*Charts and diagrams as code*:
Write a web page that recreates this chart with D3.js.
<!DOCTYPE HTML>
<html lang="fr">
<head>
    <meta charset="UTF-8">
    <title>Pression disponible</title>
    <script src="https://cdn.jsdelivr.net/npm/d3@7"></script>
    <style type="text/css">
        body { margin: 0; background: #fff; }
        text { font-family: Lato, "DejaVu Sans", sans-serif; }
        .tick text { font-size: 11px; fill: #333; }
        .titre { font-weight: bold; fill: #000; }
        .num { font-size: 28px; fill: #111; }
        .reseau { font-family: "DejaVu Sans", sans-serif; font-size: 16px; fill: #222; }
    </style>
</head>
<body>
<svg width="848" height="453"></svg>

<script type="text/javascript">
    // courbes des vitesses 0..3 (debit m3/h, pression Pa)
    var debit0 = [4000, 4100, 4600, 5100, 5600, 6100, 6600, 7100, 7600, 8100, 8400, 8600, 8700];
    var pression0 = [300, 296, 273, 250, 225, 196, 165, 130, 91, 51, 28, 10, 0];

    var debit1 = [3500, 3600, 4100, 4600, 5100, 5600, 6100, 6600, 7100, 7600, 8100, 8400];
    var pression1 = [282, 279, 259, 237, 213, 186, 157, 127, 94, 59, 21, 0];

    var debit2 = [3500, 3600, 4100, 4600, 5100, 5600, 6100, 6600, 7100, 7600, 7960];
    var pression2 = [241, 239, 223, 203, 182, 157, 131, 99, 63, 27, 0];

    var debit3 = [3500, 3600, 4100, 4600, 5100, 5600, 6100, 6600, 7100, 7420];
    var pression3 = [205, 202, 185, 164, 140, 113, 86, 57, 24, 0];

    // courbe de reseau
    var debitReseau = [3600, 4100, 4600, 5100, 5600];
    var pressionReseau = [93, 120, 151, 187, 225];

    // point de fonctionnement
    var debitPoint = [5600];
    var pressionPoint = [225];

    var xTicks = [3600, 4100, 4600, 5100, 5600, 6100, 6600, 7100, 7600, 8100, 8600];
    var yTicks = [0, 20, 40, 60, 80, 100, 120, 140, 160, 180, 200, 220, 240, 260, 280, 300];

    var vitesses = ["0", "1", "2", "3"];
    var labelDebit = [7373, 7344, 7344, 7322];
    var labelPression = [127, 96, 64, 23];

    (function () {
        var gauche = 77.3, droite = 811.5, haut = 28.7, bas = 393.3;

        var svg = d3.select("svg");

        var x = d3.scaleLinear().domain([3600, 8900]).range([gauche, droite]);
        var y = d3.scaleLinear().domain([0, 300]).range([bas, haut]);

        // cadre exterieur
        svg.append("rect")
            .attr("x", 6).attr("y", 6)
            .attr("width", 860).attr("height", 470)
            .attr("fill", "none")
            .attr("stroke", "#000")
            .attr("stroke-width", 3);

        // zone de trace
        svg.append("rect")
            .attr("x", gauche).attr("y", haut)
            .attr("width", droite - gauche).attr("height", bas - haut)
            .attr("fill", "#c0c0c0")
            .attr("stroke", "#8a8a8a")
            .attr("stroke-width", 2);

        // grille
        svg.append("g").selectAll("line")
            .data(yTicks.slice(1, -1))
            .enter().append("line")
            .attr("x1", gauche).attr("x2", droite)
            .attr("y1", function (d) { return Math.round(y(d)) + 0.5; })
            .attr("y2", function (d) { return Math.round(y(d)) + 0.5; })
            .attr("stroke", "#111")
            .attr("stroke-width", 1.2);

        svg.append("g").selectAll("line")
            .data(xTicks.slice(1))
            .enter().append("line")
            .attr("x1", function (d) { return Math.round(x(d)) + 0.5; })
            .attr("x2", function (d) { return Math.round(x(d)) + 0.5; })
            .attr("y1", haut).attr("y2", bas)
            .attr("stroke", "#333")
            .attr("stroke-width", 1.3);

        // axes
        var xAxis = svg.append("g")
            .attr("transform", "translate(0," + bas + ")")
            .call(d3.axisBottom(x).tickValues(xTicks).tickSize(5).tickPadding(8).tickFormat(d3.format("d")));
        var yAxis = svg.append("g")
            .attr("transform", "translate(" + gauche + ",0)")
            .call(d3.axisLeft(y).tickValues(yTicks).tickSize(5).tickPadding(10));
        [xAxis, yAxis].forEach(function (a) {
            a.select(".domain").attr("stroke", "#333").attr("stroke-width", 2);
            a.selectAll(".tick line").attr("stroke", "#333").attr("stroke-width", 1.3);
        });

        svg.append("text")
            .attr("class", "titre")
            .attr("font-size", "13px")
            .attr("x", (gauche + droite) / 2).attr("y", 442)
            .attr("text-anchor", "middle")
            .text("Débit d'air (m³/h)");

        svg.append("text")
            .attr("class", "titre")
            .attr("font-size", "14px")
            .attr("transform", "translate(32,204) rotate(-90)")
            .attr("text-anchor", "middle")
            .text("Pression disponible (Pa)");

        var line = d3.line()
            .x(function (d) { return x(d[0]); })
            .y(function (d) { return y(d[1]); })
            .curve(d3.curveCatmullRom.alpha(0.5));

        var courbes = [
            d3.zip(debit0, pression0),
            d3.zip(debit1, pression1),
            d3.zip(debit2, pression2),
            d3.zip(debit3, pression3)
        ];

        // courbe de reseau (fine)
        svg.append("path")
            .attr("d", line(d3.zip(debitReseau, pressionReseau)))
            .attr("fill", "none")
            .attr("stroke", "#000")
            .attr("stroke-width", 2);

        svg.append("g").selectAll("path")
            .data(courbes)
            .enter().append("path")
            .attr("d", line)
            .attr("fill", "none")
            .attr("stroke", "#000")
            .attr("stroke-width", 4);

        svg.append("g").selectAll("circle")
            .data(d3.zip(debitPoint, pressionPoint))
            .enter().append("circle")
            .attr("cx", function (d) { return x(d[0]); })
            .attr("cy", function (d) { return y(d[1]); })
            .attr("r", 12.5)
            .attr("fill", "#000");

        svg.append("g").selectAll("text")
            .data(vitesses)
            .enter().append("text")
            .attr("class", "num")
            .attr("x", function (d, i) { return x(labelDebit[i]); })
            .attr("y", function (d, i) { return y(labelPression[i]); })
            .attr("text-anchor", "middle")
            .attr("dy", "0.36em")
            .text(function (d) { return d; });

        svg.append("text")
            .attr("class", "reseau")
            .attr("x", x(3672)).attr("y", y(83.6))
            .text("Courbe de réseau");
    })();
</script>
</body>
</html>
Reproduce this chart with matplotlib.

*Work to be completed*:
Exactly reproduce all of the entries above.

*Output for this task*:
Write a web page that recreates this chart with D3.js.
<!DOCTYPE HTML>
<html lang="fr">
<head>
    <meta charset="UTF-8">
    <title>Pression disponible</title>
    <script src="https://cdn.jsdelivr.net/npm/d3@7"></script>
    <style type="text/css">
        body { margin: 0; background: #fff; }
        text { font-family: Lato, "DejaVu Sans", sans-serif; }
        .tick text { font-size: 11px; fill: #333; }
        .titre { font-weight: bold; fill: #000; }
        .num { font-size: 28px; fill: #111; }
        .reseau { font-family: "DejaVu Sans", sans-serif; font-size: 16px; fill: #222; }
    </style>
</head>
<body>
<svg width="848" height="453"></svg>

<script type="text/javascript">
    // courbes des vitesses 0..3 (debit m3/h, pression Pa)
    var debit0 = [4000, 4100, 4600, 5100, 5600, 6100, 6600, 7100, 7600, 8100, 8400, 8600, 8700];
    var pression0 = [300, 296, 273, 250, 225, 196, 165, 130, 91, 51, 28, 10, 0];

    var debit1 = [3500, 3600, 4100, 4600, 5100, 5600, 6100, 6600, 7100, 7600, 8100, 8400];
    var pression1 = [282, 279, 259, 237, 213, 186, 157, 127, 94, 59, 21, 0];

    var debit2 = [3500, 3600, 4100, 4600, 5100, 5600, 6100, 6600, 7100, 7600, 7960];
    var pression2 = [241, 239, 223, 203, 182, 157, 131, 99, 63, 27, 0];

    var debit3 = [3500, 3600, 4100, 4600, 5100, 5600, 6100, 6600, 7100, 7420];
    var pression3 = [205, 202, 185, 164, 140, 113, 86, 57, 24, 0];

    // courbe de reseau
    var debitReseau = [3600, 4100, 4600, 5100, 5600];
    var pressionReseau = [93, 120, 151, 187, 225];

    // point de fonctionnement
    var debitPoint = [5600];
    var pressionPoint = [225];

    var xTicks = [3600, 4100, 4600, 5100, 5600, 6100, 6600, 7100, 7600, 8100, 8600];
    var yTicks = [0, 20, 40, 60, 80, 100, 120, 140, 160, 180, 200, 220, 240, 260, 280, 300];

    var vitesses = ["0", "1", "2", "3"];
    var labelDebit = [7373, 7344, 7344, 7322];
    var labelPression = [127, 96, 64, 23];

    (function () {
        var gauche = 77.3, droite = 811.5, haut = 28.7, bas = 393.3;

        var svg = d3.select("svg");

        var x = d3.scaleLinear().domain([3600, 8900]).range([gauche, droite]);
        var y = d3.scaleLinear().domain([0, 300]).range([bas, haut]);

        // cadre exterieur
        svg.append("rect")
            .attr("x", 6).attr("y", 6)
            .attr("width", 860).attr("height", 470)
            .attr("fill", "none")
            .attr("stroke", "#000")
            .attr("stroke-width", 3);

        // zone de trace
        svg.append("rect")
            .attr("x", gauche).attr("y", haut)
            .attr("width", droite - gauche).attr("height", bas - haut)
            .attr("fill", "#c0c0c0")
            .attr("stroke", "#8a8a8a")
            .attr("stroke-width", 2);

        // grille
        svg.append("g").selectAll("line")
            .data(yTicks.slice(1, -1))
            .enter().append("line")
            .attr("x1", gauche).attr("x2", droite)
            .attr("y1", function (d) { return Math.round(y(d)) + 0.5; })
            .attr("y2", function (d) { return Math.round(y(d)) + 0.5; })
            .attr("stroke", "#111")
            .attr("stroke-width", 1.2);

        svg.append("g").selectAll("line")
            .data(xTicks.slice(1))
            .enter().append("line")
            .attr("x1", function (d) { return Math.round(x(d)) + 0.5; })
            .attr("x2", function (d) { return Math.round(x(d)) + 0.5; })
            .attr("y1", haut).attr("y2", bas)
            .attr("stroke", "#333")
            .attr("stroke-width", 1.3);

        // axes
        var xAxis = svg.append("g")
            .attr("transform", "translate(0," + bas + ")")
            .call(d3.axisBottom(x).tickValues(xTicks).tickSize(5).tickPadding(8).tickFormat(d3.format("d")));
        var yAxis = svg.append("g")
            .attr("transform", "translate(" + gauche + ",0)")
            .call(d3.axisLeft(y).tickValues(yTicks).tickSize(5).tickPadding(10));
        [xAxis, yAxis].forEach(function (a) {
            a.select(".domain").attr("stroke", "#333").attr("stroke-width", 2);
            a.selectAll(".tick line").attr("stroke", "#333").attr("stroke-width", 1.3);
        });

        svg.append("text")
            .attr("class", "titre")
            .attr("font-size", "13px")
            .attr("x", (gauche + droite) / 2).attr("y", 442)
            .attr("text-anchor", "middle")
            .text("Débit d'air (m³/h)");

        svg.append("text")
            .attr("class", "titre")
            .attr("font-size", "14px")
            .attr("transform", "translate(32,204) rotate(-90)")
            .attr("text-anchor", "middle")
            .text("Pression disponible (Pa)");

        var line = d3.line()
            .x(function (d) { return x(d[0]); })
            .y(function (d) { return y(d[1]); })
            .curve(d3.curveCatmullRom.alpha(0.5));

        var courbes = [
            d3.zip(debit0, pression0),
            d3.zip(debit1, pression1),
            d3.zip(debit2, pression2),
            d3.zip(debit3, pression3)
        ];

        // courbe de reseau (fine)
        svg.append("path")
            .attr("d", line(d3.zip(debitReseau, pressionReseau)))
            .attr("fill", "none")
            .attr("stroke", "#000")
            .attr("stroke-width", 2);

        svg.append("g").selectAll("path")
            .data(courbes)
            .enter().append("path")
            .attr("d", line)
            .attr("fill", "none")
            .attr("stroke", "#000")
            .attr("stroke-width", 4);

        svg.append("g").selectAll("circle")
            .data(d3.zip(debitPoint, pressionPoint))
            .enter().append("circle")
            .attr("cx", function (d) { return x(d[0]); })
            .attr("cy", function (d) { return y(d[1]); })
            .attr("r", 12.5)
            .attr("fill", "#000");

        svg.append("g").selectAll("text")
            .data(vitesses)
            .enter().append("text")
            .attr("class", "num")
            .attr("x", function (d, i) { return x(labelDebit[i]); })
            .attr("y", function (d, i) { return y(labelPression[i]); })
            .attr("text-anchor", "middle")
            .attr("dy", "0.36em")
            .text(function (d) { return d; });

        svg.append("text")
            .attr("class", "reseau")
            .attr("x", x(3672)).attr("y", y(83.6))
            .text("Courbe de réseau");
    })();
</script>
</body>
</html>
Reproduce this chart with matplotlib.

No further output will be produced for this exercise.